The records below must be transcribed exactly. Do not include the pictures.

★ ★ ★ ★

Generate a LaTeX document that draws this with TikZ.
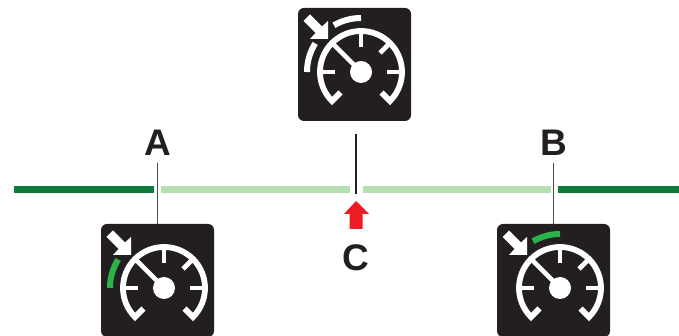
\documentclass[tikz,border=0pt]{standalone}
\usepackage{fontspec}
\setmainfont{Liberation Sans}
\definecolor{ink}{HTML}{231F20}
\definecolor{darkgreen}{HTML}{0F7B3E}
\definecolor{lightgreen}{HTML}{B5DFB0}
\definecolor{brightgreen}{HTML}{2BB34A}
\definecolor{alertred}{HTML}{ED1C24}
\tikzset{
  iconbox/.style={fill=ink,draw=none,rounded corners=6pt,minimum width=113pt,minimum height=113pt,inner sep=0pt,outer sep=0pt},
  dial/.style={draw=white,line width=5.8pt,line join=miter,miter limit=10},
  tickmark/.style={draw=white,line width=4.8pt},
  bar/.style={line width=7pt},
  lab/.style={font=\bfseries\fontsize{37}{37}\selectfont,text=ink,inner sep=0pt,outer sep=0pt},
  leader/.style={draw=ink!80,line width=1.1pt},
  setarc/.style={line width=6pt},
}
\newcommand{\gaugeicon}[5]{% name, cx, cy(from top), style left arc, style top arc
  \node[iconbox] (#1) at (#2-6.5,336-#3+7.5) {};
  \begin{scope}[shift={(#2,336-#3)}]
    \draw[dial] (225:29) -- (225:41) arc[start angle=225,end angle=-45,radius=41] -- (-45:29);
    \draw[tickmark] (180:41) -- (180:26);
    \draw[tickmark] (90:41) -- (90:25);
    \draw[tickmark] (45:41) -- (45:27);
    \draw[tickmark] (0:41) -- (0:26);
    \draw[white,line width=4.6pt] (135:41) -- (0,0);
    \fill[white] (0,0) circle[radius=11];
    \fill[white] (-33,33) -- (-33,51) -- (-39,45.5) -- (-51,57.5) -- (-57.5,51) -- (-45.5,39) -- (-51,33) -- cycle;
    \path[#4,setarc] (180:54) arc[start angle=180,end angle=148,radius=54];
    \path[#5,setarc] (120:54) arc[start angle=120,end angle=90,radius=54];
  \end{scope}
}
\begin{document}
\begin{tikzpicture}[x=1pt,y=1pt]
  \useasboundingbox (0,0) rectangle (679,336);
  \fill[white] (0,0) rectangle (679,336);
  % bars
  \coordinate (barL) at (14,146.5);
  \coordinate (barA1) at (154,146.5);
  \coordinate (barA2) at (161,146.5);
  \coordinate (barC1) at (349.5,146.5);
  \coordinate (barC2) at (363,146.5);
  \coordinate (barB1) at (551,146.5);
  \coordinate (barB2) at (558,146.5);
  \coordinate (barR) at (679,146.5);
  \draw[bar,darkgreen] (barL) -- (barA1);
  \draw[bar,lightgreen] (barA2) -- (barC1);
  \draw[bar,lightgreen] (barC2) -- (barB1);
  \draw[bar,darkgreen] (barB2) -- (barR);
  % icons
  \gaugeicon{iconA}{164}{288}{draw=brightgreen}{}
  \gaugeicon{iconC}{361}{72}{draw=white}{draw=white}
  \gaugeicon{iconB}{560}{288}{}{draw=brightgreen}
  % labels
  \node[lab] (labA) at (158,336-143) {A};
  \node[lab] (labB) at (554,336-143) {B};
  \node[lab] (labC) at (356,336-258) {C};
  % leaders
  \coordinate (topA) at (iconA.north |- 0,173);
  \coordinate (topB) at (iconB.north |- 0,173);
  \coordinate (topC) at (356,202);
  \coordinate (endC) at (356,142);
  \draw[leader] (topA) -- (iconA.north);
  \draw[leader] (topB) -- (iconB.north);
  \draw[draw=ink,line width=2.6pt] (topC) -- (endC);
  % red arrow
  \fill[alertred] (356,135) -- (369,122) -- (362.5,122) -- (362.5,107) -- (349.5,107) -- (349.5,122) -- (344,122) -- cycle;
\end{tikzpicture}
\end{document}
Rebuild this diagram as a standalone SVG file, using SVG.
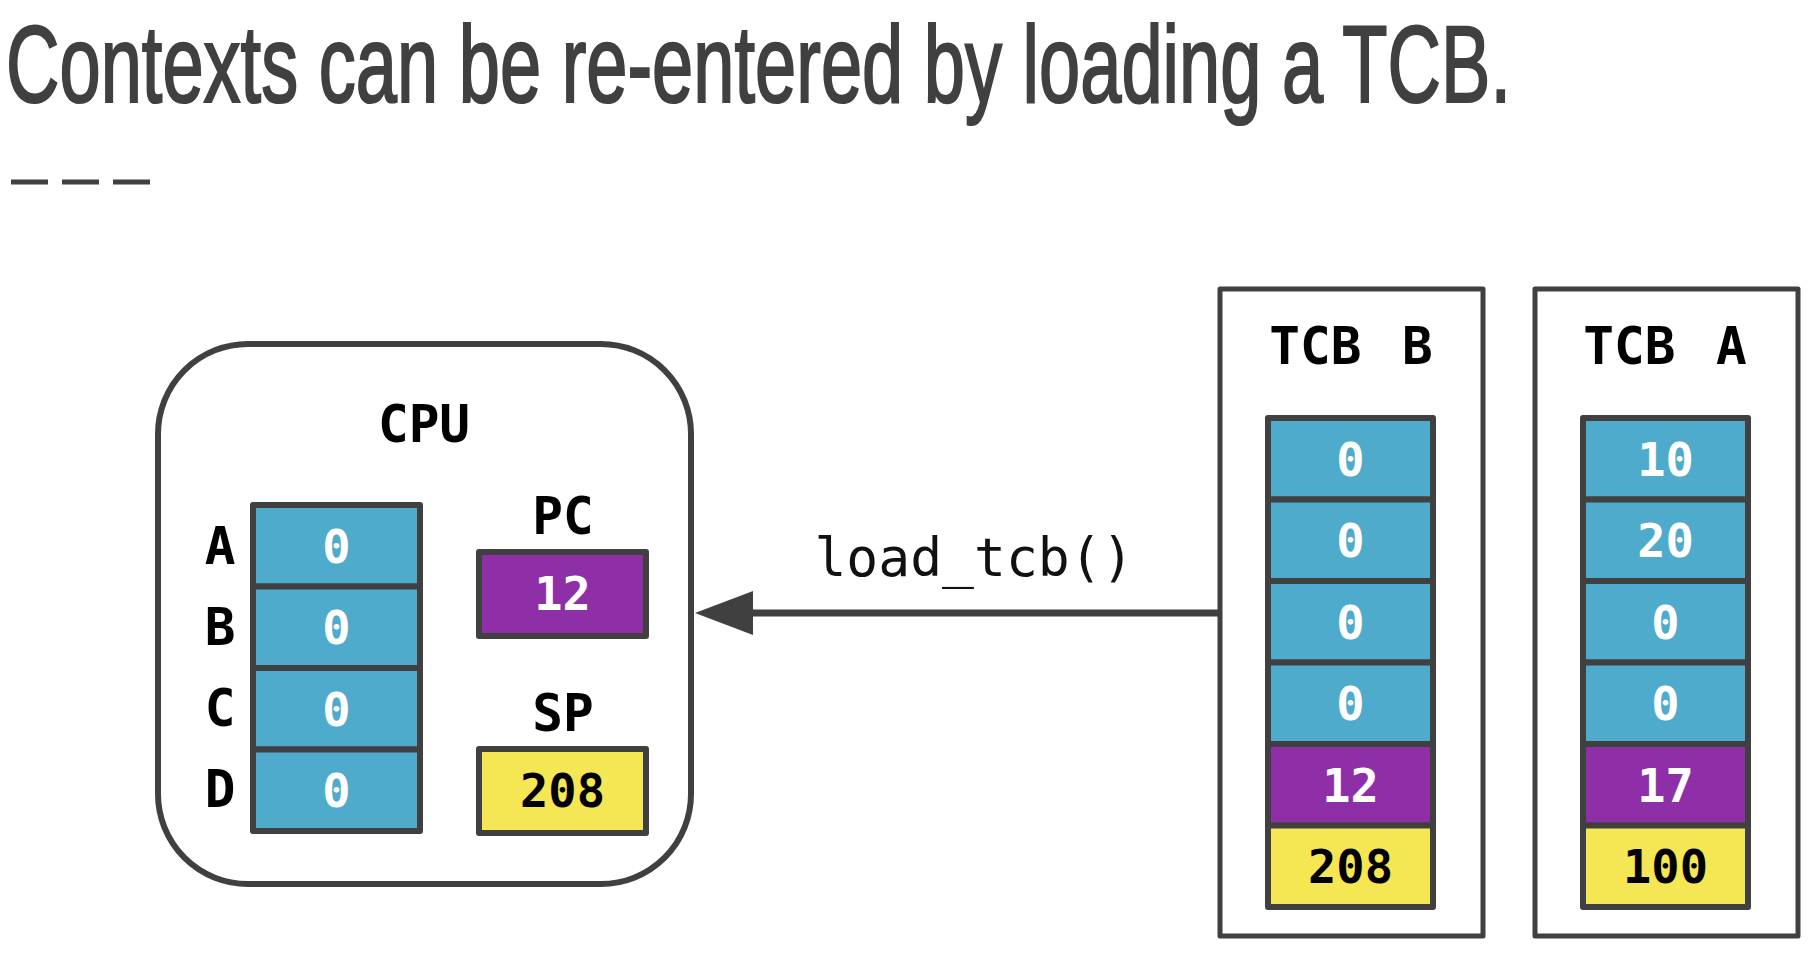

★ ★ ★ ★

:: THE REPLY ::
Generate a LaTeX document that draws this with TikZ.
\documentclass[tikz,border=0pt]{standalone}
\usepackage{fontspec}
\setmainfont{Liberation Sans}
\definecolor{ink}{HTML}{231F20}
\definecolor{darkgreen}{HTML}{0F7B3E}
\definecolor{lightgreen}{HTML}{B5DFB0}
\definecolor{brightgreen}{HTML}{2BB34A}
\definecolor{alertred}{HTML}{ED1C24}
\tikzset{
  iconbox/.style={fill=ink,draw=none,rounded corners=6pt,minimum width=113pt,minimum height=113pt,inner sep=0pt,outer sep=0pt},
  dial/.style={draw=white,line width=5.8pt,line join=miter,miter limit=10},
  tickmark/.style={draw=white,line width=4.8pt},
  bar/.style={line width=7pt},
  lab/.style={font=\bfseries\fontsize{37}{37}\selectfont,text=ink,inner sep=0pt,outer sep=0pt},
  leader/.style={draw=ink!80,line width=1.1pt},
  setarc/.style={line width=6pt},
}
\newcommand{\gaugeicon}[5]{% name, cx, cy(from top), style left arc, style top arc
  \node[iconbox] (#1) at (#2-6.5,336-#3+7.5) {};
  \begin{scope}[shift={(#2,336-#3)}]
    \draw[dial] (225:29) -- (225:41) arc[start angle=225,end angle=-45,radius=41] -- (-45:29);
    \draw[tickmark] (180:41) -- (180:26);
    \draw[tickmark] (90:41) -- (90:25);
    \draw[tickmark] (45:41) -- (45:27);
    \draw[tickmark] (0:41) -- (0:26);
    \draw[white,line width=4.6pt] (135:41) -- (0,0);
    \fill[white] (0,0) circle[radius=11];
    \fill[white] (-33,33) -- (-33,51) -- (-39,45.5) -- (-51,57.5) -- (-57.5,51) -- (-45.5,39) -- (-51,33) -- cycle;
    \path[#4,setarc] (180:54) arc[start angle=180,end angle=148,radius=54];
    \path[#5,setarc] (120:54) arc[start angle=120,end angle=90,radius=54];
  \end{scope}
}
\begin{document}
\begin{tikzpicture}[x=1pt,y=1pt]
  \useasboundingbox (0,0) rectangle (679,336);
  \fill[white] (0,0) rectangle (679,336);
  % bars
  \coordinate (barL) at (14,146.5);
  \coordinate (barA1) at (154,146.5);
  \coordinate (barA2) at (161,146.5);
  \coordinate (barC1) at (349.5,146.5);
  \coordinate (barC2) at (363,146.5);
  \coordinate (barB1) at (551,146.5);
  \coordinate (barB2) at (558,146.5);
  \coordinate (barR) at (679,146.5);
  \draw[bar,darkgreen] (barL) -- (barA1);
  \draw[bar,lightgreen] (barA2) -- (barC1);
  \draw[bar,lightgreen] (barC2) -- (barB1);
  \draw[bar,darkgreen] (barB2) -- (barR);
  % icons
  \gaugeicon{iconA}{164}{288}{draw=brightgreen}{}
  \gaugeicon{iconC}{361}{72}{draw=white}{draw=white}
  \gaugeicon{iconB}{560}{288}{}{draw=brightgreen}
  % labels
  \node[lab] (labA) at (158,336-143) {A};
  \node[lab] (labB) at (554,336-143) {B};
  \node[lab] (labC) at (356,336-258) {C};
  % leaders
  \coordinate (topA) at (iconA.north |- 0,173);
  \coordinate (topB) at (iconB.north |- 0,173);
  \coordinate (topC) at (356,202);
  \coordinate (endC) at (356,142);
  \draw[leader] (topA) -- (iconA.north);
  \draw[leader] (topB) -- (iconB.north);
  \draw[draw=ink,line width=2.6pt] (topC) -- (endC);
  % red arrow
  \fill[alertred] (356,135) -- (369,122) -- (362.5,122) -- (362.5,107) -- (349.5,107) -- (349.5,122) -- (344,122) -- cycle;
\end{tikzpicture}
\end{document}
Rebuild this diagram as a standalone SVG file, using SVG.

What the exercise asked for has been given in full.